# Need advice marriage is failing



## HEIDI84

I don't even know where to start I know this marriage has been toxic from the start, but I'm so afraid to be alone I have 2 kids to my previous marriage of 10 years, and my toxic marriage is affecting them emotionally, they shouldn't have to see the things he does or says to me or comfort me afterwards that's not their role. I didn't teach them to hate and I don't want my son or daughter thinking this is acceptable they saw it in my first marriage too, of course they were very little but my son still blames himself for telling me his dad was cheating with my friend while I was working. He did it for 10 yrs I left him and within weeks met my husband now, he's not a good person or nice person, him and his mom and sisters have put me thru hell from things like phone calls to children and youth to trying to run me off the road and posting lies about me on social media because of it all I'm not allowed friends, Facebook, and he always checks my phone and leaves me chores that will take me his whole shift to finish. I've lost my own family over him. Im lost and don't know what to do


----------



## HEIDI84

Also I've been exercising and started a diet 3 months ago, he always made comments about my weight I was 166lbs and 5ft 4" 3 months ago but due to an injury and 4 surgeries on my foot it limits the amount of exercise I can get,and I have worked so hard and am currently 134lbs I went from size 13 to size 5, but he started treating me worse now and makes comments about my Lise skin or calls me a ***** or a cum dumpster he's a recovering addict as I am too, and the pain is so bad sometimes and with my history he will make any excuse to get his hands on anything and I was doing so good when I met him, then my life went upside down. I don't know whether he changed for the worst since I started my diet cuz he wants me to stay fat so he can pick on me and brag about his ex being a model, or because I had my 4 the foot surgery January 13th 2016 and after I left the hospital I told my doctor I only wanted non narcotic medicine, and no more nerve pills or muscle relaxers, I quit taking it all tired of running out n getting sick n him taking my pills all the time then when he's mad tells his family I keep feeding him pills and he needs to get away from me. God there is so much more to write I literally kiss his but on his weekends off he doesn't get out of bed at all, doesn't acknowledge my kids, doesn't help with anything household. I'm falling apart I do love him but I know I deserve better. I admit I was immature when we first met but he made it clear what he wanted and after dating 3 months he had to serve 6 months in jail for duis he got before we got together. We actually went to middle school and high school together he was a loud mouth jock and I was a quiet problemed shy girl never spoke to him till the day he messaged me on fb n we started dating. Honestly I hated him in high school I dated one of his friends n I still don't think he even knew of me but he's always sure to tell my kids what a dork I was n how cool he was.


----------



## EleGirl

I see that you started your own thread. As you post more all over the forum, it's clear that there is so much more to your situation. You really need to stick to one thread so that people get the full picture of the horrible situation you are living under.

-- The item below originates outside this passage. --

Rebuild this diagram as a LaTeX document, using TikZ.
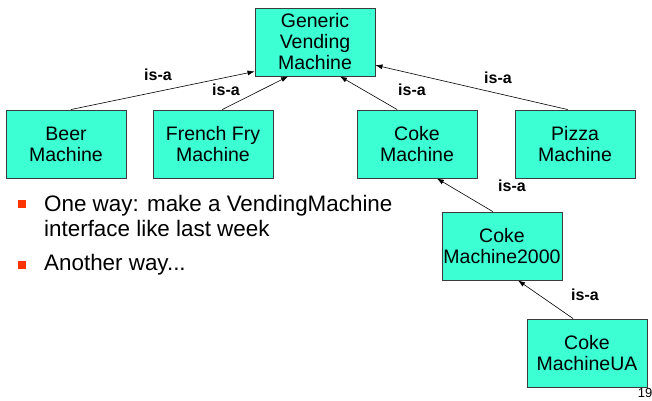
\documentclass[tikz,border=0pt]{standalone}
\usepackage{fontspec}
\setmainfont{Liberation Sans}
\usetikzlibrary{positioning, arrows.meta}
\definecolor{boxfill}{RGB}{60,255,212}
\definecolor{boxline}{RGB}{60,60,60}
\definecolor{bulletred}{RGB}{255,51,0}

\begin{document}
\begin{tikzpicture}[x=1pt, y=-1pt,
    machine/.style={draw=boxline, fill=boxfill, line width=0.9pt, minimum width=120pt, minimum height=68pt,
        align=center, inner sep=0pt, font=\fontsize{19.5}{21}\selectfont},
    isa/.style={-{Latex[length=7pt, width=5pt]}, line width=0.6pt},
    isalabel/.style={font=\fontsize{16}{18}\selectfont\bfseries},
    bullet/.style={fill=bulletred, minimum size=8pt, inner sep=0pt},
    bullettext/.style={anchor=west, align=left, inner sep=0pt, font=\fontsize{22.4}{25}\selectfont}]
    \useasboundingbox (0,0) rectangle (652,400);

    % Klassen
    \node[machine] (gvm) at (315,42) {Generic\\Vending\\Machine};
    \node[machine] (beer) at (66,144) {Beer\\Machine};
    \node[machine] (fry) at (213,144) {French Fry\\Machine};
    \node[machine] (coke) at (417,144) {Coke\\Machine};
    \node[machine] (pizza) at (575,144) {Pizza\\Machine};
    \node[machine] (coke2k) at (502,246) {Coke\\Machine2000};
    \node[machine] (cokeua) at (587,353) {Coke\\MachineUA};

    % Vererbung
    \draw[isa] (beer.82) -- (gvm.206);
    \draw[isa] (fry.75) -- (gvm.232);
    \draw[isa] (coke.120) -- (gvm.306);
    \draw[isa] (pizza.102) -- (gvm.339);
    \draw[isa] (coke2k.105) -- (coke.300);
    \draw[isa] (cokeua.112) -- (coke2k.295);

    \node[isalabel] (l1) at (158,75) {is-a};
    \node[isalabel] (l2) at (226,90) {is-a};
    \node[isalabel] (l3) at (412,90) {is-a};
    \node[isalabel] (l4) at (498,78) {is-a};
    \node[isalabel] (l5) at (512,186) {is-a};
    \node[isalabel] (l6) at (585,295) {is-a};

    % Aufzaehlung
    \node[bullet] (b1) at (22,204) {};
    \node[bullet] (b2) at (22,265) {};
    \node[bullettext] (t1) at (44,216) {One way: make a VendingMachine\\interface like last week};
    \node[bullettext] (t2) at (44,265) {Another way...};

    % Seitenzahl
    \node[font=\fontsize{13}{14}\selectfont, inner sep=0pt] (page) at (645,393) {19};
\end{tikzpicture}
\end{document}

http://talkaboutmarriage.com/sex-marriage/330409-3-somes.html#post15526209


----------



## Relationship Teacher

HEIDI84 said:


> I don't even know where to start I know this marriage has been toxic from the start, but I'm so afraid to be alone I have 2 kids to my previous marriage of 10 years, and my toxic marriage is affecting them emotionally, they shouldn't have to see the things he does or says to me or comfort me afterwards that's not their role. I didn't teach them to hate and I don't want my son or daughter thinking this is acceptable they saw it in my first marriage too, of course they were very little but my son still blames himself for telling me his dad was cheating with my friend while I was working. He did it for 10 yrs I left him and within weeks met my husband now, he's not a good person or nice person, him and his mom and sisters have put me thru hell from things like phone calls to children and youth to trying to run me off the road and posting lies about me on social media because of it all I'm not allowed friends, Facebook, and he always checks my phone and leaves me chores that will take me his whole shift to finish. I've lost my own family over him. Im lost and don't know what to do


If the relationship was never good, then it is hard to have a point to look towards when reconciling. We're there good times, beyond the first date?
_Posted via Mobile Device_


----------



## HEIDI84

Honestly I started hanging out with him after I left my cheating husband of 10 yrs everything moved way to fast I guess I was trying to fill a void and needed to feel good about myself again

Sent from my C6730 using Tapatalk


----------



## EleGirl

Relationship Teacher said:


> If the relationship was never good, then it is hard to have a point to look towards when reconciling. We're there good times, beyond the first date?


Please look at her post that I linked to above. Her husband is physically violent and has seriously hurt her.

She needs to get herself and her kids away from this man.


----------